In the Shadow of Denali: Book Review

It’s a rainy Monday at my house, so what better weather for reviewing another book, right? I’m sitting here with my cup of coffee while the kids enjoy quiet time in their rooms. Such a nice time of day!

Recently, it seems I have been given the opportunity to learn more about Alaska’s rich history, and now I long to take a trip there! I edited one book on the Alaskan waters, and I have the privilege of reviewing Tracie Peterson and Kimberly Woodhouse’s book, In the Shadow of Denali.

If you haven’t read any of Tracie Peterson’s books before, then I suggest you head to your local bookstore or library and see what’s available. I have been reading her work for years, and she is very good with the details!

In this first book in The Heart of Alaska series, the history of Denali and its name change is clearly presented, including a detailed visit from President McKinley and his wife. At this time, the name of the mountain is still greatly contested by many who wish to return to its original name of Denali.

Shadow of Denali

Set in the early 1900s, In the Shadow of Denali introduces three men set on conquering Denali. Frank Irving and Henry Brennan are partners in an outdoorsman-type business, and they believe that they can offer more to their customers if they have scaled the treacherous mountain themselves. They hire John Ivanoff, a local guide, who has scaled the mountain already and knows the best way to reach the top. But one of these men has murder on his mind, and a stormy, unpredictable mountain top is the perfect place to get away with murder.

Or at least that’s what Frank Irving thought.

Allan Brennan is determined to get to the bottom of what happened to his father – even if it’s been six years since he went missing. With bitterness and anger in his heart, he decides it’s time to leave the family business in Frank’s capable hands and intern with John Ivanoff, the man he believes is responsible for his father’s disappearance.

But when Allan gets into town, he is amazed to find a godly man who has been humbled by the loss of a man on the mountain. What’s more, Allan can’t help but be drawn to Ivanoff’s daughter, Cassidy, whose smile reaches to the deep recesses of his heart. But how can he fall in love with the daughter of his enemy?

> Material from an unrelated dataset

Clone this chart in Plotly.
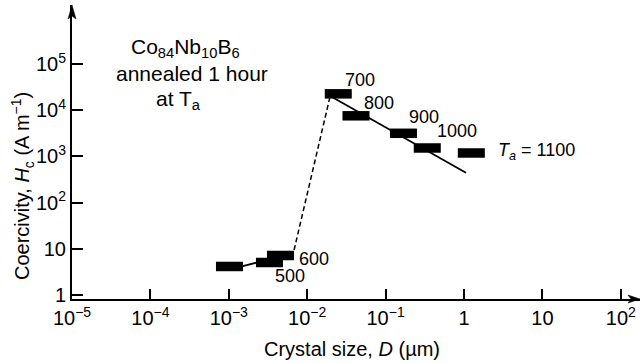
import numpy as np
import plotly.graph_objects as go

# ---- data ----
crystal_D = [1.02e-3, 3.30e-3, 4.56e-3, 0.0249, 0.0419, 0.169, 0.340, 1.24]   # um
coercivity_Hc = [4.14, 5.05, 7.16, 2.26e4, 7560, 3160, 1520, 1185]          # A/m

low_fit_D = [1.2e-3, 3.4e-3]
low_fit_Hc = [3.8, 6.0]
jump_D = [6.8e-3, 0.0195]
jump_Hc = [9.4, 1.93e4]
high_fit_D = [0.0207, 1.06]
high_fit_Hc = [1.93e4, 444]

label_text = ["500", "600", "700", "800", "900", "1000",
              "<i>T</i><sub><i>a</i></sub> = 1100"]
label_D = [3.66e-3, 7.41e-3, 0.0286, 0.050, 0.1875, 0.427, 2.56]
label_Hc = [2.58, 6.01, 4.47e4, 1.43e4, 7130, 3550, 1245]

note_lines = ["Co<sub>84</sub>Nb<sub>10</sub>B<sub>6</sub>", "annealed 1 hour", "at T<sub>a</sub>"]

x_tickvals = [1e-5, 1e-4, 1e-3, 1e-2, 1e-1, 1, 10, 100]
x_ticktext = ["10<sup>−5</sup>", "10<sup>−4</sup>", "10<sup>−3</sup>", "10<sup>−2</sup>",
              "10<sup>−1</sup>", "1", "10", "10<sup>2</sup>"]
y_tickvals = [1, 10, 100, 1e3, 1e4, 1e5]
y_ticktext = ["1", "10", "10<sup>2</sup>", "10<sup>3</sup>", "10<sup>4</sup>", "10<sup>5</sup>"]

FONT = "Liberation Sans, Arial, Helvetica, sans-serif"
L, T, PW, PH = 72, 5, 568, 294   # plot area in pixels


def px(xp, yp):
    return (xp - L) / PW, (T + PH - yp) / PH


fig = go.Figure()
fig.add_trace(go.Scatter(x=low_fit_D, y=low_fit_Hc, mode="lines",
                         line=dict(color="black", width=1.8), showlegend=False))
fig.add_trace(go.Scatter(x=jump_D, y=jump_Hc, mode="lines",
                         line=dict(color="black", width=1.5, dash="5px,3px"), showlegend=False))
fig.add_trace(go.Scatter(x=high_fit_D, y=high_fit_Hc, mode="lines",
                         line=dict(color="black", width=1.8), showlegend=False))
fig.add_trace(go.Scatter(x=crystal_D, y=coercivity_Hc, mode="markers",
                         marker=dict(symbol="line-ew", size=19.3,
                                     line=dict(color="black", width=9.5)),
                         showlegend=False))

annotations = []
for t, d, h in zip(label_text, label_D, label_Hc):
    annotations.append(dict(x=np.log10(d), y=np.log10(h), xref="x", yref="y", text=t,
                            showarrow=False, xanchor="left", yanchor="middle",
                            font=dict(size=18, color="black", family=FONT)))

for t, (cx, cy) in zip(note_lines, [(185, 48), (192, 73), (178, 100)]):
    xx, yy = px(cx, cy)
    annotations.append(dict(x=xx, y=yy, xref="paper", yref="paper", text=t,
                            showarrow=False, xanchor="center", yanchor="middle",
                            font=dict(size=21, color="black", family=FONT)))

xx, yy = px(352, 349)
annotations.append(dict(x=xx, y=yy, xref="paper", yref="paper",
                        text="Crystal size, <i>D</i> (µm)", showarrow=False,
                        xanchor="center", yanchor="middle",
                        font=dict(size=20, color="black", family=FONT)))
xx, yy = px(22, 186)
annotations.append(dict(x=xx, y=yy, xref="paper", yref="paper",
                        text="Coercivity, <i>H</i><sub>c</sub> (A m<sup>−1</sup>)", showarrow=False,
                        textangle=-90, xanchor="center", yanchor="middle",
                        font=dict(size=20, color="black", family=FONT)))

shapes = [
    dict(type="path", xref="paper", yref="paper", xsizemode="pixel", ysizemode="pixel",
         xanchor=0, yanchor=1, path="M0,0 L-4,-14 L0,-11 L4,-14 Z",
         fillcolor="black", line=dict(color="black", width=0.5)),
    dict(type="path", xref="paper", yref="paper", xsizemode="pixel", ysizemode="pixel",
         xanchor=1, yanchor=0, path="M0,0 L-12,4 L-9,0 L-12,-4 Z",
         fillcolor="black", line=dict(color="black", width=0.5)),
]

fig.update_layout(
    width=641, height=363, autosize=False,
    margin=dict(l=L, r=1, t=T, b=64, pad=0),
    paper_bgcolor="white", plot_bgcolor="white",
    font=dict(family=FONT, size=20, color="black"),
    annotations=annotations, shapes=shapes,
    xaxis=dict(type="log", range=[-5, 2.245], showgrid=False, zeroline=False,
               showline=True, linecolor="black", linewidth=2,
               ticks="inside", ticklen=10, tickwidth=1.8, tickcolor="black",
               tickvals=x_tickvals, ticktext=x_ticktext,
               tickfont=dict(size=20, family=FONT, color="black")),
    yaxis=dict(type="log", range=[-0.087, 6.277], showgrid=False, zeroline=False,
               showline=True, linecolor="black", linewidth=2,
               ticks="inside", ticklen=11, tickwidth=1.8, tickcolor="black",
               tickvals=y_tickvals, ticktext=y_ticktext,
               tickfont=dict(size=20, family=FONT, color="black")),
)

fig.write_html("out.html", config={"displayModeBar": False},
               post_script="document.body.style.margin='0';document.body.style.overflow='hidden';")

Cassidy Ivanoff has lived a sheltered life with her father until they moved to Curry to work at the Curry Hotel, a key resting stop for the Alaskan railroad. Working as the cook’s assistant, Cassidy wonders how she will ever be able to start a family with no prospects in such a small town. But trusting God to steer her path, Cassidy finds joy in the job she has and the people she works with. When Allan Brennan comes to work for her father, Cassidy begins to wonder if she could really have feelings for such an angry man or if she is simply looking for the first eligible bachelor to come into town.

Can Allan resolve his anger and move on with his life? Will Cassidy find the answers to her dreams? And where is God when tragedy strikes?

While I wouldn’t consider this a deep read, I could recommend this book for someone looking for something to read on vacation. The storyline is rather predictable but does continually point the reader back to the Gospel. However, I truly enjoyed learning some interesting facts about the Alaskan railroad, Denali, and President McKinley.

If you’re looking for something to read over spring break, then this may be a book that would interest you!

*This book was provided to me by Bethany House in exchange for my honest review.